>> Begin Recorded information

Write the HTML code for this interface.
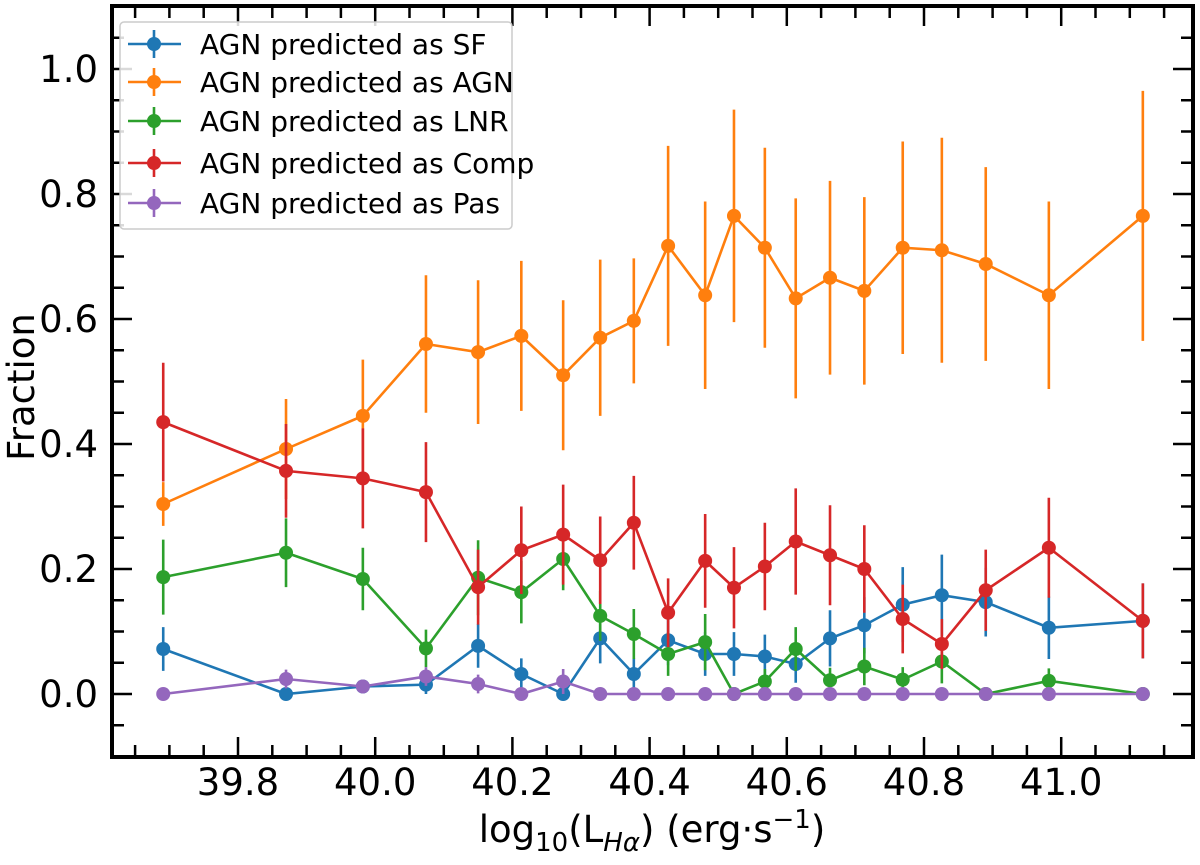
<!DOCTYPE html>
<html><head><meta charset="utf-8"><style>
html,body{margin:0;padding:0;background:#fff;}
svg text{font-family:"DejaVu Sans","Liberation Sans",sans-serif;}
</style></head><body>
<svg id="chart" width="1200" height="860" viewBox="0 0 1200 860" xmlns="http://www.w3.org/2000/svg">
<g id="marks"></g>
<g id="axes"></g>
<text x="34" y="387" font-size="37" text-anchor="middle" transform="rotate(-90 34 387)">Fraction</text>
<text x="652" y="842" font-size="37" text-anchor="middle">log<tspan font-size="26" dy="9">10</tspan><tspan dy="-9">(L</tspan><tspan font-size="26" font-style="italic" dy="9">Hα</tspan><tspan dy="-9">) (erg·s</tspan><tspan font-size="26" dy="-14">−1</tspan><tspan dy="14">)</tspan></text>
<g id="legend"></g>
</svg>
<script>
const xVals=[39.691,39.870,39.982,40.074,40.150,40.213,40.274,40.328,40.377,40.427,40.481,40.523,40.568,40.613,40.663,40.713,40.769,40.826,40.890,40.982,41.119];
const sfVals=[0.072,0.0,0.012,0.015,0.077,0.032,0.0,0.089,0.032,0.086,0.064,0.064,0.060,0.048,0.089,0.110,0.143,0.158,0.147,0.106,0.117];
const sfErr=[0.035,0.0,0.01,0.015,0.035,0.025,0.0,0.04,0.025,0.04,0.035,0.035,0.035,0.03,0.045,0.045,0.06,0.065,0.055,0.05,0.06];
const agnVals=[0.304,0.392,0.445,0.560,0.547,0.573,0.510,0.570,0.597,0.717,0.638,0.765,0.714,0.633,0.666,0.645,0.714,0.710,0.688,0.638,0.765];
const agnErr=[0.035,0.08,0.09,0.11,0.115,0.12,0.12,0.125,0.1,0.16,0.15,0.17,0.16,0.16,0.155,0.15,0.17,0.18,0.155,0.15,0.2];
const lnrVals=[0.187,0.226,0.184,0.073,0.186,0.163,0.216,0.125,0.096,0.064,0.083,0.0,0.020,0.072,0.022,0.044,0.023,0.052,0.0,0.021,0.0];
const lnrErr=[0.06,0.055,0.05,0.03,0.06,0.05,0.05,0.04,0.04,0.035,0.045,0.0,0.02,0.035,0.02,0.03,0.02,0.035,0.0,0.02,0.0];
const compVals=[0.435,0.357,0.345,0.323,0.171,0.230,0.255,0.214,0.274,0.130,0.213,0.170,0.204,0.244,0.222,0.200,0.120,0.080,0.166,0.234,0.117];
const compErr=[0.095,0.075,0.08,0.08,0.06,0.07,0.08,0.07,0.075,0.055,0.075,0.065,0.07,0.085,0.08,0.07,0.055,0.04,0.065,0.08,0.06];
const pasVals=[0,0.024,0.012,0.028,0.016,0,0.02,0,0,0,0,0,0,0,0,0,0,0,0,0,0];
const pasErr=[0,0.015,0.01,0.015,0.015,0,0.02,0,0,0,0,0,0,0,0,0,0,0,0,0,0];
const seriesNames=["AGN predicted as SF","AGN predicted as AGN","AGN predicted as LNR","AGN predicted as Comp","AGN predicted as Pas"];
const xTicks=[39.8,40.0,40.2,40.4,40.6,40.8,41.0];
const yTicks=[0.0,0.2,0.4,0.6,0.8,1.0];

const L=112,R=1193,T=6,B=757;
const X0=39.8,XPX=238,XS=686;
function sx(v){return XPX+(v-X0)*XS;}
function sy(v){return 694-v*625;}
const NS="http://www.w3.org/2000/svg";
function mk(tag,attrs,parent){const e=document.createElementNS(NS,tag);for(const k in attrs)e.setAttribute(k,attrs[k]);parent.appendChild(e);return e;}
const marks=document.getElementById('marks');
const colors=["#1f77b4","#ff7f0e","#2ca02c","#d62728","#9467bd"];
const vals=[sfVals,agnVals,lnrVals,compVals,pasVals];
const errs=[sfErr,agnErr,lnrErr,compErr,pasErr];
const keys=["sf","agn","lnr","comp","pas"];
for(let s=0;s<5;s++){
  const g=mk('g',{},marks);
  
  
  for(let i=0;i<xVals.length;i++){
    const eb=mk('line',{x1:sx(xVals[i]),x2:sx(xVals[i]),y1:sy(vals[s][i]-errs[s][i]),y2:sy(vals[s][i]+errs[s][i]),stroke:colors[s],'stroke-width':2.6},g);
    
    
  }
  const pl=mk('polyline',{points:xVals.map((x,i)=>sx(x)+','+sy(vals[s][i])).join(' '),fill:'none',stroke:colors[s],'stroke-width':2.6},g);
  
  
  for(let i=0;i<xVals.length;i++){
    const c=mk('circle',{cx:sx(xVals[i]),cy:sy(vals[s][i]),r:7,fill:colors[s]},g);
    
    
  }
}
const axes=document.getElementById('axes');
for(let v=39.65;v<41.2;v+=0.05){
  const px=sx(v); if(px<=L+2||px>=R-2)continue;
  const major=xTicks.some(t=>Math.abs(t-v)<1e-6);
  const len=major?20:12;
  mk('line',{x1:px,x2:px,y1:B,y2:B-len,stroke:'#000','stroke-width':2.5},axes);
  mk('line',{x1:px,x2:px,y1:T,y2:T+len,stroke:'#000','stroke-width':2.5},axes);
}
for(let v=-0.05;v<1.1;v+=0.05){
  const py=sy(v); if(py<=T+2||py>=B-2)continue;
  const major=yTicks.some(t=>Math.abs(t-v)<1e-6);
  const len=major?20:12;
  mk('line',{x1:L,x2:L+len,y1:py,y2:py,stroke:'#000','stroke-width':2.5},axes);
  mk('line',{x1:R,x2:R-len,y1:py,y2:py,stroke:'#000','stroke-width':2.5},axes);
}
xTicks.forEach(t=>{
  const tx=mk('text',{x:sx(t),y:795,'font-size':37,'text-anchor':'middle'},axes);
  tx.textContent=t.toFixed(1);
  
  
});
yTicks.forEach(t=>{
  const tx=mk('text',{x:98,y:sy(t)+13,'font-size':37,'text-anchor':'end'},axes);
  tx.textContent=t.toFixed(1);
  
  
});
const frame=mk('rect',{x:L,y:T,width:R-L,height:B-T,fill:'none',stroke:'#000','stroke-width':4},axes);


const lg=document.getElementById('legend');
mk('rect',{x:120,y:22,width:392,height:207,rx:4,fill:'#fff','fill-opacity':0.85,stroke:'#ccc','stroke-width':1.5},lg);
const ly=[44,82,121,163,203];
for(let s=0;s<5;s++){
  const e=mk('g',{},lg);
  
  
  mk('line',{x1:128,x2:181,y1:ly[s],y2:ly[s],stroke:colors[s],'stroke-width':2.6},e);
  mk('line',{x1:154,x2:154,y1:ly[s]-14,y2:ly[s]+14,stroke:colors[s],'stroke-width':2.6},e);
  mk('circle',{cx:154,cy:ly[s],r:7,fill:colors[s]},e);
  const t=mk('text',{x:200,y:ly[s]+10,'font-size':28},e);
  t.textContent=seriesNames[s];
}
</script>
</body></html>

>> End Recorded information

**What you have to do**
Using the data above, print every line exactly, omitting pictures.

**Exercise output**
Write the HTML code for this interface.
<!DOCTYPE html>
<html><head><meta charset="utf-8"><style>
html,body{margin:0;padding:0;background:#fff;}
svg text{font-family:"DejaVu Sans","Liberation Sans",sans-serif;}
</style></head><body>
<svg id="chart" width="1200" height="860" viewBox="0 0 1200 860" xmlns="http://www.w3.org/2000/svg">
<g id="marks"></g>
<g id="axes"></g>
<text x="34" y="387" font-size="37" text-anchor="middle" transform="rotate(-90 34 387)">Fraction</text>
<text x="652" y="842" font-size="37" text-anchor="middle">log<tspan font-size="26" dy="9">10</tspan><tspan dy="-9">(L</tspan><tspan font-size="26" font-style="italic" dy="9">Hα</tspan><tspan dy="-9">) (erg·s</tspan><tspan font-size="26" dy="-14">−1</tspan><tspan dy="14">)</tspan></text>
<g id="legend"></g>
</svg>
<script>
const xVals=[39.691,39.870,39.982,40.074,40.150,40.213,40.274,40.328,40.377,40.427,40.481,40.523,40.568,40.613,40.663,40.713,40.769,40.826,40.890,40.982,41.119];
const sfVals=[0.072,0.0,0.012,0.015,0.077,0.032,0.0,0.089,0.032,0.086,0.064,0.064,0.060,0.048,0.089,0.110,0.143,0.158,0.147,0.106,0.117];
const sfErr=[0.035,0.0,0.01,0.015,0.035,0.025,0.0,0.04,0.025,0.04,0.035,0.035,0.035,0.03,0.045,0.045,0.06,0.065,0.055,0.05,0.06];
const agnVals=[0.304,0.392,0.445,0.560,0.547,0.573,0.510,0.570,0.597,0.717,0.638,0.765,0.714,0.633,0.666,0.645,0.714,0.710,0.688,0.638,0.765];
const agnErr=[0.035,0.08,0.09,0.11,0.115,0.12,0.12,0.125,0.1,0.16,0.15,0.17,0.16,0.16,0.155,0.15,0.17,0.18,0.155,0.15,0.2];
const lnrVals=[0.187,0.226,0.184,0.073,0.186,0.163,0.216,0.125,0.096,0.064,0.083,0.0,0.020,0.072,0.022,0.044,0.023,0.052,0.0,0.021,0.0];
const lnrErr=[0.06,0.055,0.05,0.03,0.06,0.05,0.05,0.04,0.04,0.035,0.045,0.0,0.02,0.035,0.02,0.03,0.02,0.035,0.0,0.02,0.0];
const compVals=[0.435,0.357,0.345,0.323,0.171,0.230,0.255,0.214,0.274,0.130,0.213,0.170,0.204,0.244,0.222,0.200,0.120,0.080,0.166,0.234,0.117];
const compErr=[0.095,0.075,0.08,0.08,0.06,0.07,0.08,0.07,0.075,0.055,0.075,0.065,0.07,0.085,0.08,0.07,0.055,0.04,0.065,0.08,0.06];
const pasVals=[0,0.024,0.012,0.028,0.016,0,0.02,0,0,0,0,0,0,0,0,0,0,0,0,0,0];
const pasErr=[0,0.015,0.01,0.015,0.015,0,0.02,0,0,0,0,0,0,0,0,0,0,0,0,0,0];
const seriesNames=["AGN predicted as SF","AGN predicted as AGN","AGN predicted as LNR","AGN predicted as Comp","AGN predicted as Pas"];
const xTicks=[39.8,40.0,40.2,40.4,40.6,40.8,41.0];
const yTicks=[0.0,0.2,0.4,0.6,0.8,1.0];

const L=112,R=1193,T=6,B=757;
const X0=39.8,XPX=238,XS=686;
function sx(v){return XPX+(v-X0)*XS;}
function sy(v){return 694-v*625;}
const NS="http://www.w3.org/2000/svg";
function mk(tag,attrs,parent){const e=document.createElementNS(NS,tag);for(const k in attrs)e.setAttribute(k,attrs[k]);parent.appendChild(e);return e;}
const marks=document.getElementById('marks');
const colors=["#1f77b4","#ff7f0e","#2ca02c","#d62728","#9467bd"];
const vals=[sfVals,agnVals,lnrVals,compVals,pasVals];
const errs=[sfErr,agnErr,lnrErr,compErr,pasErr];
const keys=["sf","agn","lnr","comp","pas"];
for(let s=0;s<5;s++){
  const g=mk('g',{},marks);
  
  
  for(let i=0;i<xVals.length;i++){
    const eb=mk('line',{x1:sx(xVals[i]),x2:sx(xVals[i]),y1:sy(vals[s][i]-errs[s][i]),y2:sy(vals[s][i]+errs[s][i]),stroke:colors[s],'stroke-width':2.6},g);
    
    
  }
  const pl=mk('polyline',{points:xVals.map((x,i)=>sx(x)+','+sy(vals[s][i])).join(' '),fill:'none',stroke:colors[s],'stroke-width':2.6},g);
  
  
  for(let i=0;i<xVals.length;i++){
    const c=mk('circle',{cx:sx(xVals[i]),cy:sy(vals[s][i]),r:7,fill:colors[s]},g);
    
    
  }
}
const axes=document.getElementById('axes');
for(let v=39.65;v<41.2;v+=0.05){
  const px=sx(v); if(px<=L+2||px>=R-2)continue;
  const major=xTicks.some(t=>Math.abs(t-v)<1e-6);
  const len=major?20:12;
  mk('line',{x1:px,x2:px,y1:B,y2:B-len,stroke:'#000','stroke-width':2.5},axes);
  mk('line',{x1:px,x2:px,y1:T,y2:T+len,stroke:'#000','stroke-width':2.5},axes);
}
for(let v=-0.05;v<1.1;v+=0.05){
  const py=sy(v); if(py<=T+2||py>=B-2)continue;
  const major=yTicks.some(t=>Math.abs(t-v)<1e-6);
  const len=major?20:12;
  mk('line',{x1:L,x2:L+len,y1:py,y2:py,stroke:'#000','stroke-width':2.5},axes);
  mk('line',{x1:R,x2:R-len,y1:py,y2:py,stroke:'#000','stroke-width':2.5},axes);
}
xTicks.forEach(t=>{
  const tx=mk('text',{x:sx(t),y:795,'font-size':37,'text-anchor':'middle'},axes);
  tx.textContent=t.toFixed(1);
  
  
});
yTicks.forEach(t=>{
  const tx=mk('text',{x:98,y:sy(t)+13,'font-size':37,'text-anchor':'end'},axes);
  tx.textContent=t.toFixed(1);
  
  
});
const frame=mk('rect',{x:L,y:T,width:R-L,height:B-T,fill:'none',stroke:'#000','stroke-width':4},axes);


const lg=document.getElementById('legend');
mk('rect',{x:120,y:22,width:392,height:207,rx:4,fill:'#fff','fill-opacity':0.85,stroke:'#ccc','stroke-width':1.5},lg);
const ly=[44,82,121,163,203];
for(let s=0;s<5;s++){
  const e=mk('g',{},lg);
  
  
  mk('line',{x1:128,x2:181,y1:ly[s],y2:ly[s],stroke:colors[s],'stroke-width':2.6},e);
  mk('line',{x1:154,x2:154,y1:ly[s]-14,y2:ly[s]+14,stroke:colors[s],'stroke-width':2.6},e);
  mk('circle',{cx:154,cy:ly[s],r:7,fill:colors[s]},e);
  const t=mk('text',{x:200,y:ly[s]+10,'font-size':28},e);
  t.textContent=seriesNames[s];
}
</script>
</body></html>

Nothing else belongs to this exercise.